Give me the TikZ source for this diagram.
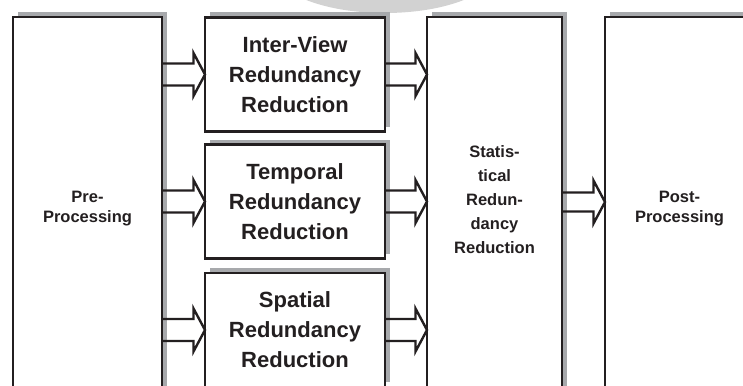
\documentclass[tikz,border=0pt]{standalone}
\usepackage{fontspec}
\setmainfont{Liberation Sans}
\usetikzlibrary{calc,shadows}
\definecolor{ink}{HTML}{231F20}
\definecolor{shade}{HTML}{A7A9AC}
\definecolor{markgray}{HTML}{D2D2D2}

% open-ended block arrow: shaft starts at #1, tip lands on #2, shaft half-height #3
\newcommand\hollowarrow[3]{%
  \draw[hollow] let \p1=(#1), \p2=(#2) in
    (\x1,\y2+#3) -- (\x2-11.5pt,\y2+#3) -- (\x2-11.5pt,\y2+21.5pt) -- (\x2,\y2)
    -- (\x2-11.5pt,\y2-21.5pt) -- (\x2-11.5pt,\y2-#3) -- (\x1,\y2-#3);}

\begin{document}
\begin{tikzpicture}[x=1pt,y=-1pt,
  block/.style={rectangle, draw=ink, line width=2.6pt, fill=white,
    inner sep=0pt, outer sep=0pt, align=center, text=ink,
    font=\bfseries\fontsize{22}{30}\selectfont,
    drop shadow={shadow xshift=5pt, shadow yshift=5pt, fill=shade, opacity=1}},
  stage/.style={block, minimum width=180pt, minimum height=114pt},
  tall/.style={block, minimum width=149pt, minimum height=383pt,
    font=\bfseries\fontsize{16.5}{20}\selectfont},
  caption/.style={align=center, text=ink, inner sep=0pt,
    font=\bfseries\fontsize{16.5}{24}\selectfont},
  hollow/.style={draw=ink, line width=2.4pt, line join=miter}]
\useasboundingbox (0,0) rectangle (743,385);
\clip (0,0) rectangle (743,385);

% faint seal behind the top edge
\fill[markgray] (385,-32) ellipse [x radius=112pt, y radius=45pt];

% outer stages
\node[tall] (pre) at (87.5,208.5) {Pre-\\Processing};
\node[tall, minimum width=135pt] (stat) at (494.5,208.5) {};
\node[caption] (statlbl) at (494.5,199.5) {Statis-\\tical\\Redun-\\dancy\\Reduction};
\node[tall] (post) at (679.5,208.5) {Post-\\Processing};

% parallel reduction stages
\node[stage] (m1) at (295,74.5) {Inter-View\\Redundancy\\Reduction};
\node[stage] (m2) at (295,201.5) {Temporal\\Redundancy\\Reduction};
\node[stage] (m3) at (295,330) {Spatial\\Redundancy\\Reduction};

\coordinate (exit) at (0,202);

% block arrows
\hollowarrow{pre.east}{m1.west}{11pt}
\hollowarrow{pre.east}{m2.west}{11pt}
\hollowarrow{pre.east}{m3.west}{11pt}
\hollowarrow{m1.east}{stat.west|-m1.east}{11pt}
\hollowarrow{m2.east}{stat.west|-m2.east}{11pt}
\hollowarrow{m3.east}{stat.west|-m3.east}{11pt}
\hollowarrow{stat.east}{post.west|-exit}{9.5pt}
\end{tikzpicture}
\end{document}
::::::::::
**CHALLENGE:**
Set the data above down again exactly as given, with no pictures.

**EXPECTED ANSWER:**
Give me the TikZ source for this diagram.
\documentclass[tikz,border=0pt]{standalone}
\usepackage{fontspec}
\setmainfont{Liberation Sans}
\usetikzlibrary{calc,shadows}
\definecolor{ink}{HTML}{231F20}
\definecolor{shade}{HTML}{A7A9AC}
\definecolor{markgray}{HTML}{D2D2D2}

% open-ended block arrow: shaft starts at #1, tip lands on #2, shaft half-height #3
\newcommand\hollowarrow[3]{%
  \draw[hollow] let \p1=(#1), \p2=(#2) in
    (\x1,\y2+#3) -- (\x2-11.5pt,\y2+#3) -- (\x2-11.5pt,\y2+21.5pt) -- (\x2,\y2)
    -- (\x2-11.5pt,\y2-21.5pt) -- (\x2-11.5pt,\y2-#3) -- (\x1,\y2-#3);}

\begin{document}
\begin{tikzpicture}[x=1pt,y=-1pt,
  block/.style={rectangle, draw=ink, line width=2.6pt, fill=white,
    inner sep=0pt, outer sep=0pt, align=center, text=ink,
    font=\bfseries\fontsize{22}{30}\selectfont,
    drop shadow={shadow xshift=5pt, shadow yshift=5pt, fill=shade, opacity=1}},
  stage/.style={block, minimum width=180pt, minimum height=114pt},
  tall/.style={block, minimum width=149pt, minimum height=383pt,
    font=\bfseries\fontsize{16.5}{20}\selectfont},
  caption/.style={align=center, text=ink, inner sep=0pt,
    font=\bfseries\fontsize{16.5}{24}\selectfont},
  hollow/.style={draw=ink, line width=2.4pt, line join=miter}]
\useasboundingbox (0,0) rectangle (743,385);
\clip (0,0) rectangle (743,385);

% faint seal behind the top edge
\fill[markgray] (385,-32) ellipse [x radius=112pt, y radius=45pt];

% outer stages
\node[tall] (pre) at (87.5,208.5) {Pre-\\Processing};
\node[tall, minimum width=135pt] (stat) at (494.5,208.5) {};
\node[caption] (statlbl) at (494.5,199.5) {Statis-\\tical\\Redun-\\dancy\\Reduction};
\node[tall] (post) at (679.5,208.5) {Post-\\Processing};

% parallel reduction stages
\node[stage] (m1) at (295,74.5) {Inter-View\\Redundancy\\Reduction};
\node[stage] (m2) at (295,201.5) {Temporal\\Redundancy\\Reduction};
\node[stage] (m3) at (295,330) {Spatial\\Redundancy\\Reduction};

\coordinate (exit) at (0,202);

% block arrows
\hollowarrow{pre.east}{m1.west}{11pt}
\hollowarrow{pre.east}{m2.west}{11pt}
\hollowarrow{pre.east}{m3.west}{11pt}
\hollowarrow{m1.east}{stat.west|-m1.east}{11pt}
\hollowarrow{m2.east}{stat.west|-m2.east}{11pt}
\hollowarrow{m3.east}{stat.west|-m3.east}{11pt}
\hollowarrow{stat.east}{post.west|-exit}{9.5pt}
\end{tikzpicture}
\end{document}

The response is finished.